In one of its issues, the very widely read weekly “Vu” published a cover picture by Kertèsz, featuring a young lady at the wheel of a sports car. The picture caption specified that the model’s sports outfit, her gloves and her leather cap, were all from Hermès. Lempicka wears exactly the same accessories in her self-portrait, which was obviously inspired by the Kertèsz photo.
The green Bugatti in the famous “Self-portrait” was, in fact, a Renault. Moreover, it was yellow, if we are to believe the recollections of her daughter. Be that as it may, Lempicka was irresistibly seductive at its wheel, so much so that she caught the eye of the woman editor of a major German fashion magazine, Die Dame.

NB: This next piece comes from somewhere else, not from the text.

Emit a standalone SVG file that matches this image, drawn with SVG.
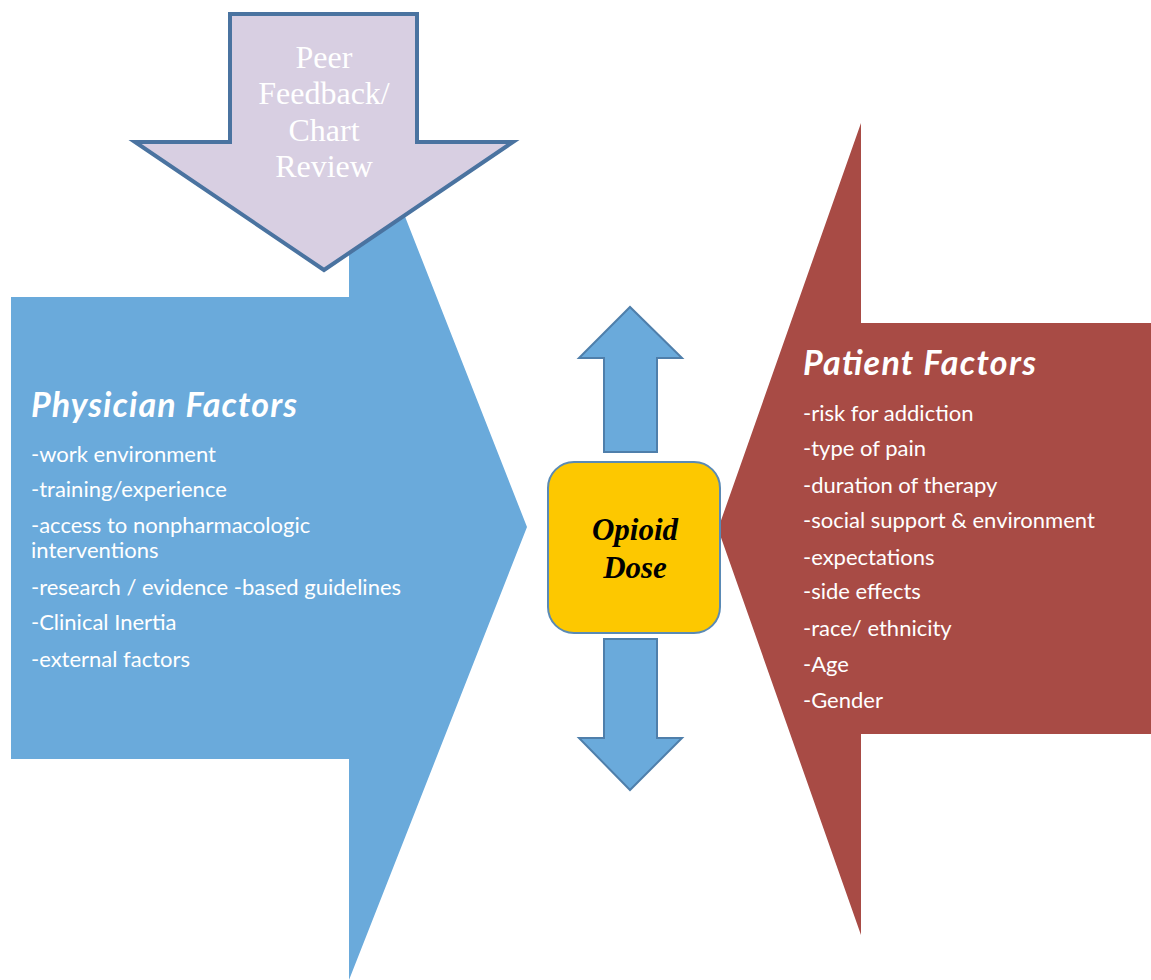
<svg xmlns="http://www.w3.org/2000/svg" width="1151" height="980" viewBox="0 0 1151 980">
<style>
.item{font-family:Lato,"Open Sans",sans-serif;font-size:22px;fill:#ffffff}
.title{font-family:Lato,"Open Sans",sans-serif;font-size:34px;font-weight:bold;font-style:italic;fill:#ffffff}
.serif{font-family:"Liberation Serif",serif;font-size:32px;fill:#ffffff;text-anchor:middle}
.dose{font-family:"Liberation Serif",serif;font-size:31px;font-weight:bold;font-style:italic;fill:#000000;text-anchor:middle}
.vert{fill:#6aaadb;stroke:#4f7fab;stroke-width:2}
</style>
<rect width="1151" height="980" fill="#ffffff"/>
<g id="physician">
<polygon points="11,297 349,297 349,74 527,527 349,980 349,759 11,759" fill="#6aaadb"/>
<text class="title" x="31" y="417" textLength="266" lengthAdjust="spacing">Physician Factors</text>
<text class="item" x="31" y="462">-work environment</text>
<text class="item" x="31" y="497">-training/experience</text>
<text class="item" x="31" y="533">-access to nonpharmacologic</text>
<text class="item" x="31" y="558">interventions</text>
<text class="item" x="31" y="595">-research / evidence -based guidelines</text>
<text class="item" x="31" y="630">-Clinical Inertia</text>
<text class="item" x="31" y="667">-external factors</text>
</g>
<g id="patient">
<polygon points="1151,323 861,323 861,123 718,529 861,935 861,734 1151,734" fill="#a84b45"/>
<text class="title" x="803" y="375" textLength="233" lengthAdjust="spacing">Patient Factors</text>
<text class="item" x="803" y="421">-risk for addiction</text>
<text class="item" x="803" y="456">-type of pain</text>
<text class="item" x="803" y="493">-duration of therapy</text>
<text class="item" x="803" y="528">-social support &amp; environment</text>
<text class="item" x="803" y="565">-expectations</text>
<text class="item" x="803" y="599">-side effects</text>
<text class="item" x="803" y="636">-race/ ethnicity</text>
<text class="item" x="803" y="672">-Age</text>
<text class="item" x="803" y="708">-Gender</text>
</g>
<g id="peer">
<polygon points="230,14 417,14 417,142 513,142 324,270 135,142 230,142" fill="#d8cfe2" stroke="#4a73a0" stroke-width="4" stroke-linejoin="miter"/>
<text class="serif" x="324" y="68">Peer</text>
<text class="serif" x="324" y="104">Feedback/</text>
<text class="serif" x="324" y="141">Chart</text>
<text class="serif" x="324" y="177">Review</text>
</g>
<g id="connectors">
<polygon class="vert" points="604,452 604,358 579,358 630,307 682,358 657,358 657,452"/>
<polygon class="vert" points="604,639 604,738 579,738 630,790 682,738 657,738 657,639"/>
</g>
<g id="opioid-dose">
<rect x="548" y="462" width="172" height="171" rx="26" ry="26" fill="#fdc800" stroke="#5a8ab5" stroke-width="2"/>
<text class="dose" x="635" y="540">Opioid</text>
<text class="dose" x="635" y="578">Dose</text>
</g>
</svg>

This fruitful encounter subsequently provided Lempicka with opportunities to be featured on many cocirca of the magazine, greatly contributing to the spread of her reputation.
Never had an artist been so preoccupied with her own image as Lempicka: she herself did many self-portraits, and, more especially, spent hours to sitting for photographers, where she would take on the attitude of a professional model. Her long stay in Hollywood, and all her efforts to penetrate the movie world, suggest that she longed to be in the “spotlight”. Her “screen test” – with the newsreel producers Pathé in 1932 – shows a supremely self-assured image of her coming down the staircase of her rue Méchain studio, flourishing a seemingly endless cigarette-holder.